Given request:
Give the count of lines containing the string "that", with no other output.

Source code of charts:

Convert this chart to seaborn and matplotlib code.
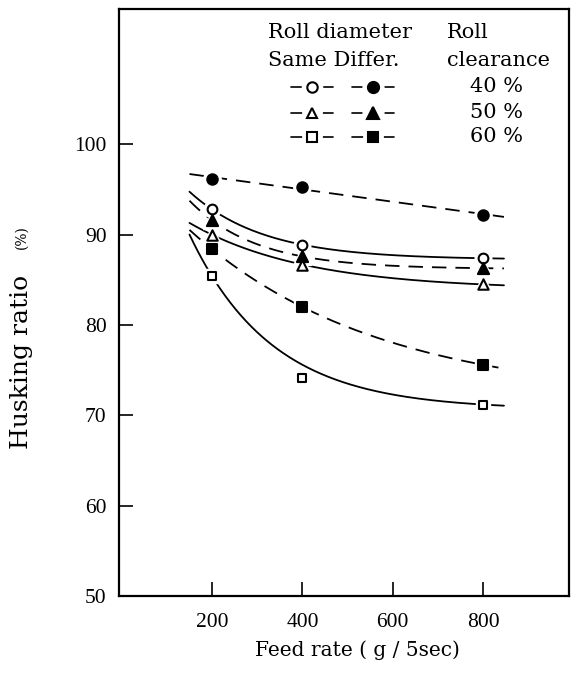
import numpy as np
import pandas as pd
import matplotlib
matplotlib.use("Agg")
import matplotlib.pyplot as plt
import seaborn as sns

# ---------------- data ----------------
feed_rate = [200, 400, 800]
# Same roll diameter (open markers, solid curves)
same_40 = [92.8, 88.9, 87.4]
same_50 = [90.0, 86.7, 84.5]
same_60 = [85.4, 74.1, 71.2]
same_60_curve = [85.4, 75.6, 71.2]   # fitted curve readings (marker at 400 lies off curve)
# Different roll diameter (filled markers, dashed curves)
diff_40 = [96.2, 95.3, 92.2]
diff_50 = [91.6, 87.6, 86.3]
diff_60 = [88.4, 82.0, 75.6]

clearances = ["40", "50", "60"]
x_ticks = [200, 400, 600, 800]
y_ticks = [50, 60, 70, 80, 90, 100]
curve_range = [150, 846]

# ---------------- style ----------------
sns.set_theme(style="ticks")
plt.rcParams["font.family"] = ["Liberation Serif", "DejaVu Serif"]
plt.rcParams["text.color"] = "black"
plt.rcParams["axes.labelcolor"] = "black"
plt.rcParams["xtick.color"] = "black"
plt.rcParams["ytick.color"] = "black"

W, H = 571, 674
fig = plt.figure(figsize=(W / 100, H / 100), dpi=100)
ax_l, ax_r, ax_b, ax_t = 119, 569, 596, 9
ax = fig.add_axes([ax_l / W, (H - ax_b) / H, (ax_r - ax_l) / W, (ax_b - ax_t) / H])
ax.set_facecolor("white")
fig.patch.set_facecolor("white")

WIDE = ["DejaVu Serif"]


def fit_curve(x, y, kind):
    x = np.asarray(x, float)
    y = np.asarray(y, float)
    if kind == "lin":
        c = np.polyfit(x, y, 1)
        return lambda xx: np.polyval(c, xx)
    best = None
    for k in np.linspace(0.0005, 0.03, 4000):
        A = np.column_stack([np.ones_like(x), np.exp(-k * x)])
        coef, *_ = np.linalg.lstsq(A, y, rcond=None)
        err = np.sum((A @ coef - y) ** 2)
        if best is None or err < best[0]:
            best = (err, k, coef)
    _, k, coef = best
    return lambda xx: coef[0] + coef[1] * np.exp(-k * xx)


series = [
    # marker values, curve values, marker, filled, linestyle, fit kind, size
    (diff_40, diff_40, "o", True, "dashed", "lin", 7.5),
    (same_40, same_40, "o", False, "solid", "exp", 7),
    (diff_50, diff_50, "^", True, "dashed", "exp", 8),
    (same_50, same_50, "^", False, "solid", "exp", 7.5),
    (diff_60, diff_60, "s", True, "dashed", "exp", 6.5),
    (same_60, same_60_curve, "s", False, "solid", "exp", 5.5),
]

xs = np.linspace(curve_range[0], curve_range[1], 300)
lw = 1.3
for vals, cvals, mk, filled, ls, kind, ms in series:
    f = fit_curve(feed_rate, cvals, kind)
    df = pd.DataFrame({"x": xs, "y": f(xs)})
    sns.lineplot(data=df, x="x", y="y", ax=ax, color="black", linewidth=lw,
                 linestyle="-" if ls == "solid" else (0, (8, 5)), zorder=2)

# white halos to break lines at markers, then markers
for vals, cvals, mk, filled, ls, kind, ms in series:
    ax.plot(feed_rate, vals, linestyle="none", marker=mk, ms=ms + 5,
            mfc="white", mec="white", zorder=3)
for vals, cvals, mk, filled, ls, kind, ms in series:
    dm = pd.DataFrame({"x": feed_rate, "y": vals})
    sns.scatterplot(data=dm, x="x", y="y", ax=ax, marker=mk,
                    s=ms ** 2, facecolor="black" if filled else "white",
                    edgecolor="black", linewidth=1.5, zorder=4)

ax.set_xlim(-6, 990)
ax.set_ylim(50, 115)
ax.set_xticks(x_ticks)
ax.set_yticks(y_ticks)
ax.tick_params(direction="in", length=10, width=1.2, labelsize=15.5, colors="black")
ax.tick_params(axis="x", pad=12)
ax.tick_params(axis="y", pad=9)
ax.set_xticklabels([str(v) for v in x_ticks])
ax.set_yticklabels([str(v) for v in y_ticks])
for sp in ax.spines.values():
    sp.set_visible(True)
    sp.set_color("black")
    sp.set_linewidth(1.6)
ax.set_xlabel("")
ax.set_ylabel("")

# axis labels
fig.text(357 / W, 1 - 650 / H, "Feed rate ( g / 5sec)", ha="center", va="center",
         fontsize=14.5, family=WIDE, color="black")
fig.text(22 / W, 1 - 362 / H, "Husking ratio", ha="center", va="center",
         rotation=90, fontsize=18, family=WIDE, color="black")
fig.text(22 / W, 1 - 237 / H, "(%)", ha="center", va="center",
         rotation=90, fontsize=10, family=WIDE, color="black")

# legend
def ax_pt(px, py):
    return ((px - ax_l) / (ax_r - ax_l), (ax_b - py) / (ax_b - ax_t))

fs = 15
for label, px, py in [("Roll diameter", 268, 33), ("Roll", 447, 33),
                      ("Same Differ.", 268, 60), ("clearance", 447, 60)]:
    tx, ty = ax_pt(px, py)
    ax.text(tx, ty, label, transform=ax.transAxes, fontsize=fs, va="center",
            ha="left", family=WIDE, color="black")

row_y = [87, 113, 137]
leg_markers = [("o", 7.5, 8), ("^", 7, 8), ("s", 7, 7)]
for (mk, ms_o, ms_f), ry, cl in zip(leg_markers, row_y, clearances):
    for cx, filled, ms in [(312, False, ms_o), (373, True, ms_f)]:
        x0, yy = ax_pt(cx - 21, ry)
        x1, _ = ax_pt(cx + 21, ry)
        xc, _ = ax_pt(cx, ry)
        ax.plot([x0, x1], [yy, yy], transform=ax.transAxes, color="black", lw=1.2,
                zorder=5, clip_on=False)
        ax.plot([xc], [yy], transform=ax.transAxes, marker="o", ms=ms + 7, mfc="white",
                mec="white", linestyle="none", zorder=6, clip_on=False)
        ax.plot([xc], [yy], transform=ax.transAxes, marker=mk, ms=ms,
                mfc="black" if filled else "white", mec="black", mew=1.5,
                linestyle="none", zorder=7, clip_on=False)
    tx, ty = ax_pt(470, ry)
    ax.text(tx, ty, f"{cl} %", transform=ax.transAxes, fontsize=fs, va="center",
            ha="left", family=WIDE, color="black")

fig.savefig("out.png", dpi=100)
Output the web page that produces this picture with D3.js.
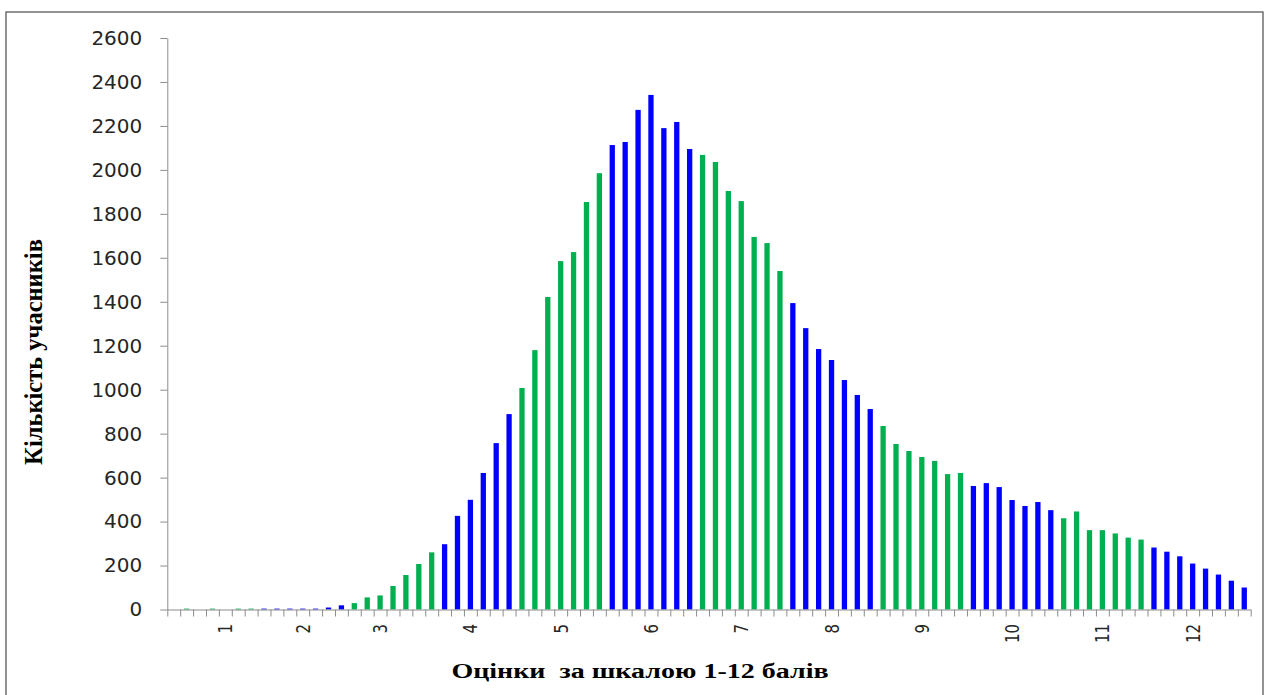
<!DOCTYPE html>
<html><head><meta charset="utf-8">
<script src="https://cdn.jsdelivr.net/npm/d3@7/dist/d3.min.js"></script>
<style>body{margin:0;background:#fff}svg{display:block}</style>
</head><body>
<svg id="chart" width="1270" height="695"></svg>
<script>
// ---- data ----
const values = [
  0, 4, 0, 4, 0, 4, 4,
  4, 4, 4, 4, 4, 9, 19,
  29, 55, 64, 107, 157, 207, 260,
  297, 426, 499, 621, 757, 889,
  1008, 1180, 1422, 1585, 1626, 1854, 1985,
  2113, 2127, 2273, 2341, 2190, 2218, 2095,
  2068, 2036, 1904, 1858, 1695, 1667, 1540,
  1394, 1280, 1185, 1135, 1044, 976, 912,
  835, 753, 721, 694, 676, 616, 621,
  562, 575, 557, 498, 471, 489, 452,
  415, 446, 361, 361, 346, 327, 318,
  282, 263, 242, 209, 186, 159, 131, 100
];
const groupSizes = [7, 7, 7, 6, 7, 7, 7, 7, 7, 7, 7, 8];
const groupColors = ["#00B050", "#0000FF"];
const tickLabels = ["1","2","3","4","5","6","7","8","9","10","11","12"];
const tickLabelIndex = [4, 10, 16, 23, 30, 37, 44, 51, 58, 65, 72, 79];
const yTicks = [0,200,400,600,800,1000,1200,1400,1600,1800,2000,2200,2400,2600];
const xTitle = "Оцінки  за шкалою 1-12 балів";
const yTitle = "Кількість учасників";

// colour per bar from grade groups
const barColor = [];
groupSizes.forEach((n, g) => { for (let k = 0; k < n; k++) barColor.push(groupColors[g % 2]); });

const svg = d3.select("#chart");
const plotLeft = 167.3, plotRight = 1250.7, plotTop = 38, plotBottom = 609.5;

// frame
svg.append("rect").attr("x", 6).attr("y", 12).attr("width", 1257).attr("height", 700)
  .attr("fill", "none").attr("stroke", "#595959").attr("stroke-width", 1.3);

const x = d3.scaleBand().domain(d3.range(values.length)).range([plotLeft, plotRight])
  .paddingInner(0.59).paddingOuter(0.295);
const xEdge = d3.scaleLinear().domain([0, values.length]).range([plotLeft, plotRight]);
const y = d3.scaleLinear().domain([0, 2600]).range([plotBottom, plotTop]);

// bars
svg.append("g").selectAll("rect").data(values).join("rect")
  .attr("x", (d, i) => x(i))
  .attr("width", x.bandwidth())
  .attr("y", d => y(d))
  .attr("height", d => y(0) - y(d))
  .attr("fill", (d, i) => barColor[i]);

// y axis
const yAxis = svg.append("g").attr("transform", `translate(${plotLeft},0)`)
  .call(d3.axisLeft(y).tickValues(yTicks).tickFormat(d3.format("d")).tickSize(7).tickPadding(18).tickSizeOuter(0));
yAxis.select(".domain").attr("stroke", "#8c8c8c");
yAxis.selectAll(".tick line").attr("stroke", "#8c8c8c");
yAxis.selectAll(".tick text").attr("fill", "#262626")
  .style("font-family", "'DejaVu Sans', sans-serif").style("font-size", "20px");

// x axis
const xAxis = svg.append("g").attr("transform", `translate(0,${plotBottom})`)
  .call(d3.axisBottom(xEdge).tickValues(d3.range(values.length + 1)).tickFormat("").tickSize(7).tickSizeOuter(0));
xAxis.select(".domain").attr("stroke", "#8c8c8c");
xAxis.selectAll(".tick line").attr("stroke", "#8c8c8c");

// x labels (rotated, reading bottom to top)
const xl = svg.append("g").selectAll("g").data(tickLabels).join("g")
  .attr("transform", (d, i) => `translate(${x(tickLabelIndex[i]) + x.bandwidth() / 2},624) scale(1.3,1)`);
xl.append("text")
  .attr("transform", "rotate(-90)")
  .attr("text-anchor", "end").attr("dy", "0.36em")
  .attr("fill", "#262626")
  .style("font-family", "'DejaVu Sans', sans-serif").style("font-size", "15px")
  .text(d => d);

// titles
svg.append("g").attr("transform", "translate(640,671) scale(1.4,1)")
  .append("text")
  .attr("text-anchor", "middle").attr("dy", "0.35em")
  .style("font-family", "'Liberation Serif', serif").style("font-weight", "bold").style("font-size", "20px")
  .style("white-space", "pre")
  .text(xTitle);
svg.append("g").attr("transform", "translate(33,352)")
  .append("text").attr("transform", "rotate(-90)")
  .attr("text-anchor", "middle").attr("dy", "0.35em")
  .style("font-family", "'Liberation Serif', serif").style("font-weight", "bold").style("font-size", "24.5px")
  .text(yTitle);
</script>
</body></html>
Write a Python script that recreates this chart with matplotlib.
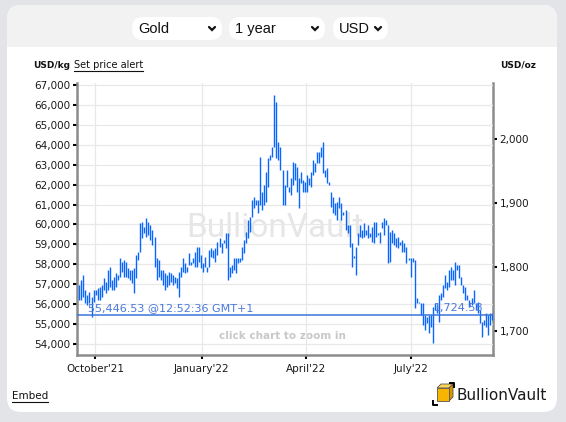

Result for this exercise:
2